The Menominee River is permeated with spiritual, cultural, and historical significance to Menominee people. The river, at its mouth, is the site of the creation of the Menominee Tribe. It is there that the Creator transformed the bear, a supernatural being who came from below the ground, into the 1st Menominee human being. Several translations of this lengthy and complex oral tradition have been recorded beginning with Dr. Walter J. Hoffman (1890, 1896). Elders related this creation narrative to Hoffman and it is published in full in his 1896 ethnological study of the Menominee Tribe conducted under the auspices of the Bureau of American Ethnology. Menominee ties to the river that carries their name are forged in tradition and heritage and are indisputable. At various locations upstream from the confluence of the river with Green Bay traditions like the legend of Namacachure imprint the landscape. The legend tells of a beautiful but vain Menominee woman born at the mouth of the Menominee River. She possesses luxuriant, glistening ebony tresses and indulges in their care to the exclusion of other activities. As a young woman she fasts and dreams about a beautiful up-river landscape where she is called to go. She disappears, but later comes to her parents in a subsequent dream and bids them to come to live where she has been taken by a spirit who lives in the eddy at 60 Islands. At this place game would be plentiful and the young maiden would be able to visit her parents. The location indeed provided bountiful harvests of fish, agricultural crops, wild rice, and game was plentiful. The Menominee occupied this location for hundreds of years and is steeped in Menominee lore. Tribal members have paid homage to this location for many, many years with an offering of tobacco and wishes for good luck and a good smoke to the young woman who visits the terrace overlooking 60 Islands.

The “Battle of the Pierced Forehead” is another well-known Menominee tradition. It speaks to many issues, not the least of which is the importance of harvesting sturgeon both at the mouth of the Menominee River and at locations upstream. The theme of the story entails the river mouth village blocking the river with a weir and prohibiting the fish from their spring migration upstream where the villages anxiously awaited the arrival of Nama’o (sturgeon) to feed the people after a long winter when food was scarce.

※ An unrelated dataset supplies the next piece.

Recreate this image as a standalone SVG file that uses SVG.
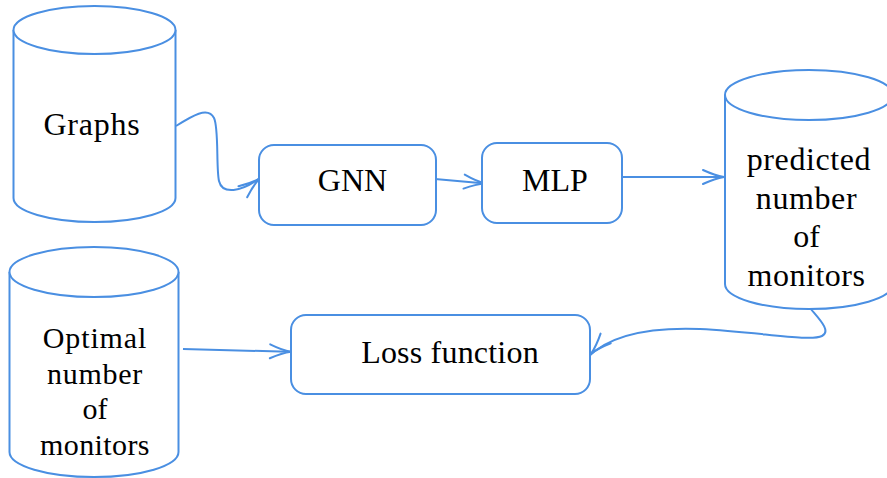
<svg xmlns="http://www.w3.org/2000/svg" width="887" height="478" viewBox="0 0 887 478">
<style>
.s{fill:#fff;stroke:#4a8fe2;stroke-width:2}
.c{fill:none;stroke:#4a8fe2;stroke-width:2}
</style>
<defs>
<marker id="ah" markerUnits="userSpaceOnUse" markerWidth="30" markerHeight="20" refX="6" refY="0" orient="auto" overflow="visible">
<path d="M-21,-7 Q-9,-1.5 0,0 Q-9,1.5 -21,7" fill="none" stroke="#4a8fe2" stroke-width="2" stroke-linecap="round"/>
</marker>
</defs>
<rect width="887" height="478" fill="#fff"/>
<g id="connectors">
<path class="c" d="M176,126 C192,116 208,106 214,118 C219,128 216,168 219,181 C222,194 240,194 264,175" marker-end="url(#ah)"/>
<path class="c" d="M435,179 L491,184" marker-end="url(#ah)"/>
<path class="c" d="M623,177 L730,177" marker-end="url(#ah)"/>
<path class="c" d="M810,308 C818,318 832,331 822,336 C810,342 760,332 700,329 C648,327 608,336 587,358" marker-end="url(#ah)"/>
<path class="c" d="M183,349 L297,352" marker-end="url(#ah)"/>
</g>
<g id="graphs">
<path class="s" d="M13.5,30 V198 A81,24 0 0 0 175.5,198 V30"/>
<ellipse class="s" cx="94.5" cy="30" rx="81" ry="24"/>
<text x="92" y="135" font-family="Liberation Serif" font-size="32" letter-spacing="0.8" text-anchor="middle">Graphs</text>
</g>
<g id="gnn">
<rect class="s" x="259" y="145" width="177" height="80" rx="15"/>
<text x="352.5" y="191" font-family="Liberation Serif" font-size="32" text-anchor="middle">GNN</text>
</g>
<g id="mlp">
<rect class="s" x="482" y="143" width="140" height="80" rx="15"/>
<text x="555" y="191" font-family="Liberation Serif" font-size="32" text-anchor="middle">MLP</text>
</g>
<g id="predicted">
<path class="s" d="M725,95 V284 A84,25 0 0 0 893,284 V95"/>
<ellipse class="s" cx="809" cy="95" rx="84" ry="25"/>
<text x="809" y="170" font-family="Liberation Serif" font-size="32" letter-spacing="0.6" text-anchor="middle">predicted</text>
<text x="806.5" y="208.5" font-family="Liberation Serif" font-size="32" letter-spacing="0.6" text-anchor="middle">number</text>
<text x="806.5" y="247" font-family="Liberation Serif" font-size="32" text-anchor="middle">of</text>
<text x="806.5" y="285.5" font-family="Liberation Serif" font-size="32" letter-spacing="0.5" text-anchor="middle">monitors</text>
</g>
<g id="optimal">
<path class="s" d="M9.5,272 V452 A84.5,25 0 0 0 178.5,452 V272"/>
<ellipse class="s" cx="94" cy="272" rx="84.5" ry="25"/>
<text x="95" y="348" font-family="Liberation Serif" font-size="30" letter-spacing="0.9" text-anchor="middle">Optimal</text>
<text x="95" y="383.5" font-family="Liberation Serif" font-size="30" letter-spacing="0.7" text-anchor="middle">number</text>
<text x="95" y="419" font-family="Liberation Serif" font-size="30" text-anchor="middle">of</text>
<text x="95" y="454.5" font-family="Liberation Serif" font-size="30" letter-spacing="0.4" text-anchor="middle">monitors</text>
</g>
<g id="loss">
<rect class="s" x="291" y="315" width="299" height="79" rx="15"/>
<text x="450" y="363" font-family="Liberation Serif" font-size="32" letter-spacing="0.2" text-anchor="middle">Loss function</text>
</g>
</svg>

It was told to Indian agent C.C. Trowbridge in the 1820s while he was stationed at Green Bay but many other versions are known. Interpretations vary about the events that unfolded—sometimes placing the Menominee and the Ojibwa as adversaries, but also identifying this as a mythical event that describes divisions in the tribe. What is not open to differing interpretations, however, is that in the distant past there were Menominee settlements both at the river’s mouth and at locations upstream including 60 Islands, White Rapids and Chalk Hill.

Situated on the Wisconsin side of the Menominee River at 60 Islands is the well known 17th-19th century Menominee settlement that includes two dance rings thought to be associated with the Dream Dance, a Midewin lodge cemetery and a sturgeon weir. The late Louis Bernard Kakatosh, a life-long Menominee resident of the region and great grandson of the prestigious Menominee chief Tomah, told of the many locations along the Menominee River from its mouth to Sturgeon Falls where the Menominee buried their dead. The archaeological sites situated in the 60 Islands area, also known as the Backlund Mounds and Village/White Rapids site complex, are claimed to be ancestral Menominee sites. This includes a long stretch of several miles along the Menominee River to White Rapids, north to Chalk Hill, and beyond. The landscape is littered with the remnants of raised agricultural fields that define the northern limits of corn agriculture in prehistoric times, mound groups, some excavated, others destroyed, but several remain still intact on both State of Michigan and private lands at 60 Islands within the Back Forty Mine project footprint. Many of these sites appear to be areas of possible impact from the Back Forty Mine development and the Menominee Indian Tribe of Wisconsin is concerned about their protection and preservation.